● **EXERCISE DETAILS**
Repeat every entry word for word, but leave the images out of your copy.

[SUPPLIED MATERIAL start]

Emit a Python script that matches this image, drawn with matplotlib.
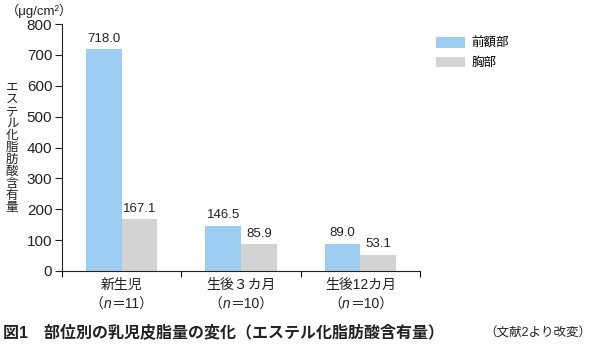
import matplotlib
matplotlib.use("Agg")
import matplotlib.pyplot as plt
import numpy as np
from matplotlib.patches import Patch
from matplotlib.offsetbox import TextArea, HPacker, AnnotationBbox

plt.rcParams['font.family'] = ['Liberation Sans', 'Noto Sans CJK JP', 'DejaVu Sans']

categories = ["新生児", "生後３カ月", "生後12カ月"]
sample_n = [11, 10, 10]
forehead = [718.0, 146.5, 89.0]
chest = [167.1, 85.9, 53.1]
series_names = ["前額部", "胸部"]
yticks = [0, 100, 200, 300, 400, 500, 600, 700, 800]

c_blue = "#9DCEF2"
c_gray = "#D3D3D3"
tc = "#222222"

fig = plt.figure(figsize=(5.95, 3.53), dpi=100)
ax = fig.add_axes([62/595, 82/353, (420-62)/595, (271-24)/353])

x = np.arange(len(categories))
w = 0.30
b1 = ax.bar(x - w/2, forehead, w, color=c_blue)
b2 = ax.bar(x + w/2, chest, w, color=c_gray)
for bars, vals in ((b1, forehead), (b2, chest)):
    for r, v in zip(bars, vals):
        ax.text(r.get_x() + r.get_width()/2, v + 14, f"{v:.1f}", ha="center", va="bottom",
                fontsize=9.5, color=tc)

ax.set_xlim(-0.5, 2.5)
ax.set_ylim(0, 800)
ax.set_yticks(yticks)
ax.tick_params(axis="y", labelsize=11, length=5, width=0.8, direction="out", pad=2, colors=tc)
ax.set_xticks([-0.5, 0.5, 1.5, 2.5])
ax.set_xticklabels([])
ax.set_xticks(x, minor=True)
ax.set_xticklabels(categories, minor=True, fontsize=10, color=tc)
ax.tick_params(axis="x", which="major", length=4, width=0.8, direction="out")
ax.tick_params(axis="x", which="minor", length=0, pad=5)
for s in ("top", "right"):
    ax.spines[s].set_visible(False)
for s in ("left", "bottom"):
    ax.spines[s].set_linewidth(0.8)
    ax.spines[s].set_color(tc)

for xi, n in zip(x, sample_n):
    tp = dict(fontsize=10, color=tc)
    pack = HPacker(children=[TextArea("（", textprops=tp),
                             TextArea("n", textprops=dict(tp, fontstyle="italic")),
                             TextArea(f"＝{n}）", textprops=tp)], sep=0, pad=0, align="baseline")
    ab = AnnotationBbox(pack, (xi, 0), xycoords=("data", "axes fraction"), xybox=(0, -19),
                        boxcoords="offset points", frameon=False, box_alignment=(0.5, 1), pad=0)
    ax.add_artist(ab)

fig.text(6/595, 1 - 11/353, "（μg/cm²）", fontsize=9.5, ha="left", va="center", color=tc)
fig.text(12/595, 1 - 148/353, "\n".join("エステル化脂肪酸含有量"), fontsize=9, ha="center", va="center",
         linespacing=1.0, color=tc)

handles = [Patch(facecolor=c_blue), Patch(facecolor=c_gray)]
fig.legend(handles, series_names, loc="upper left", bbox_to_anchor=(425/595, 1 - 26/353), frameon=False,
           fontsize=9, handlelength=2.3, handleheight=0.9, handletextpad=0.5, labelspacing=0.55)

fig.text(3/595, 1 - 333/353, "図1　部位別の乳児皮脂量の変化（エステル化脂肪酸含有量）", fontsize=11.5,
         fontweight="bold", ha="left", va="center", color=tc)
fig.text(591/595, 1 - 334/353, "（文献2より改変）", fontsize=9, ha="right", va="center", color=tc)

fig.savefig("out.png", dpi=100)
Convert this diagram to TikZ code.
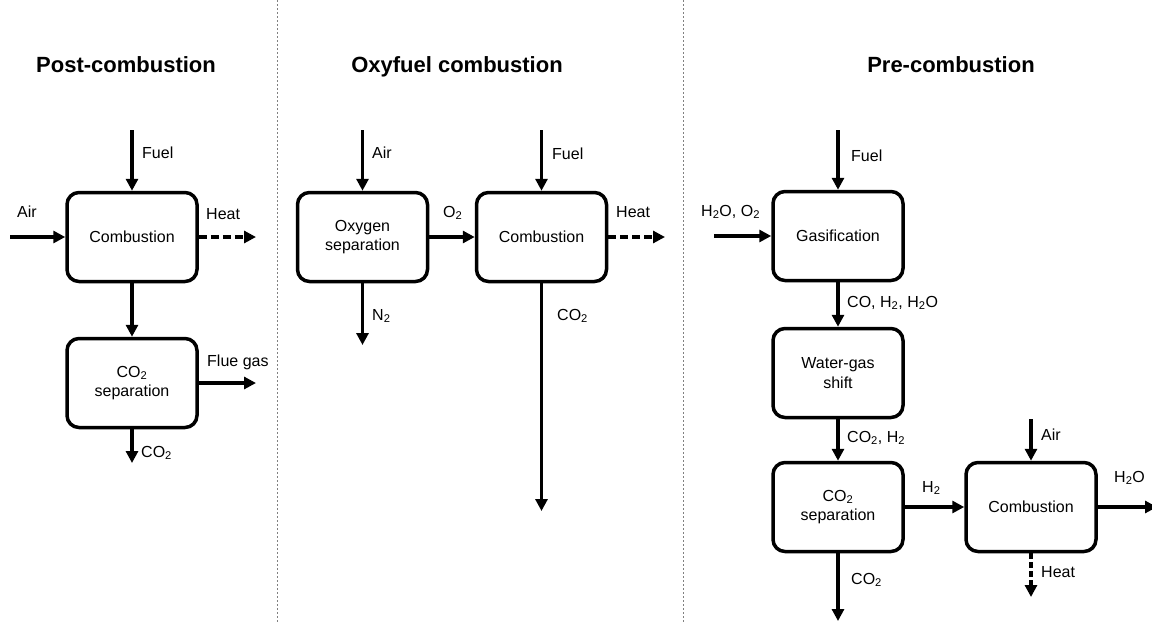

[SUPPLIED MATERIAL end]

● **OUTPUT FOR THIS TASK**
Emit a Python script that matches this image, drawn with matplotlib.
import matplotlib
matplotlib.use("Agg")
import matplotlib.pyplot as plt
import numpy as np
from matplotlib.patches import Patch
from matplotlib.offsetbox import TextArea, HPacker, AnnotationBbox

plt.rcParams['font.family'] = ['Liberation Sans', 'Noto Sans CJK JP', 'DejaVu Sans']

categories = ["新生児", "生後３カ月", "生後12カ月"]
sample_n = [11, 10, 10]
forehead = [718.0, 146.5, 89.0]
chest = [167.1, 85.9, 53.1]
series_names = ["前額部", "胸部"]
yticks = [0, 100, 200, 300, 400, 500, 600, 700, 800]

c_blue = "#9DCEF2"
c_gray = "#D3D3D3"
tc = "#222222"

fig = plt.figure(figsize=(5.95, 3.53), dpi=100)
ax = fig.add_axes([62/595, 82/353, (420-62)/595, (271-24)/353])

x = np.arange(len(categories))
w = 0.30
b1 = ax.bar(x - w/2, forehead, w, color=c_blue)
b2 = ax.bar(x + w/2, chest, w, color=c_gray)
for bars, vals in ((b1, forehead), (b2, chest)):
    for r, v in zip(bars, vals):
        ax.text(r.get_x() + r.get_width()/2, v + 14, f"{v:.1f}", ha="center", va="bottom",
                fontsize=9.5, color=tc)

ax.set_xlim(-0.5, 2.5)
ax.set_ylim(0, 800)
ax.set_yticks(yticks)
ax.tick_params(axis="y", labelsize=11, length=5, width=0.8, direction="out", pad=2, colors=tc)
ax.set_xticks([-0.5, 0.5, 1.5, 2.5])
ax.set_xticklabels([])
ax.set_xticks(x, minor=True)
ax.set_xticklabels(categories, minor=True, fontsize=10, color=tc)
ax.tick_params(axis="x", which="major", length=4, width=0.8, direction="out")
ax.tick_params(axis="x", which="minor", length=0, pad=5)
for s in ("top", "right"):
    ax.spines[s].set_visible(False)
for s in ("left", "bottom"):
    ax.spines[s].set_linewidth(0.8)
    ax.spines[s].set_color(tc)

for xi, n in zip(x, sample_n):
    tp = dict(fontsize=10, color=tc)
    pack = HPacker(children=[TextArea("（", textprops=tp),
                             TextArea("n", textprops=dict(tp, fontstyle="italic")),
                             TextArea(f"＝{n}）", textprops=tp)], sep=0, pad=0, align="baseline")
    ab = AnnotationBbox(pack, (xi, 0), xycoords=("data", "axes fraction"), xybox=(0, -19),
                        boxcoords="offset points", frameon=False, box_alignment=(0.5, 1), pad=0)
    ax.add_artist(ab)

fig.text(6/595, 1 - 11/353, "（μg/cm²）", fontsize=9.5, ha="left", va="center", color=tc)
fig.text(12/595, 1 - 148/353, "\n".join("エステル化脂肪酸含有量"), fontsize=9, ha="center", va="center",
         linespacing=1.0, color=tc)

handles = [Patch(facecolor=c_blue), Patch(facecolor=c_gray)]
fig.legend(handles, series_names, loc="upper left", bbox_to_anchor=(425/595, 1 - 26/353), frameon=False,
           fontsize=9, handlelength=2.3, handleheight=0.9, handletextpad=0.5, labelspacing=0.55)

fig.text(3/595, 1 - 333/353, "図1　部位別の乳児皮脂量の変化（エステル化脂肪酸含有量）", fontsize=11.5,
         fontweight="bold", ha="left", va="center", color=tc)
fig.text(591/595, 1 - 334/353, "（文献2より改変）", fontsize=9, ha="right", va="center", color=tc)

fig.savefig("out.png", dpi=100)
Convert this diagram to TikZ code.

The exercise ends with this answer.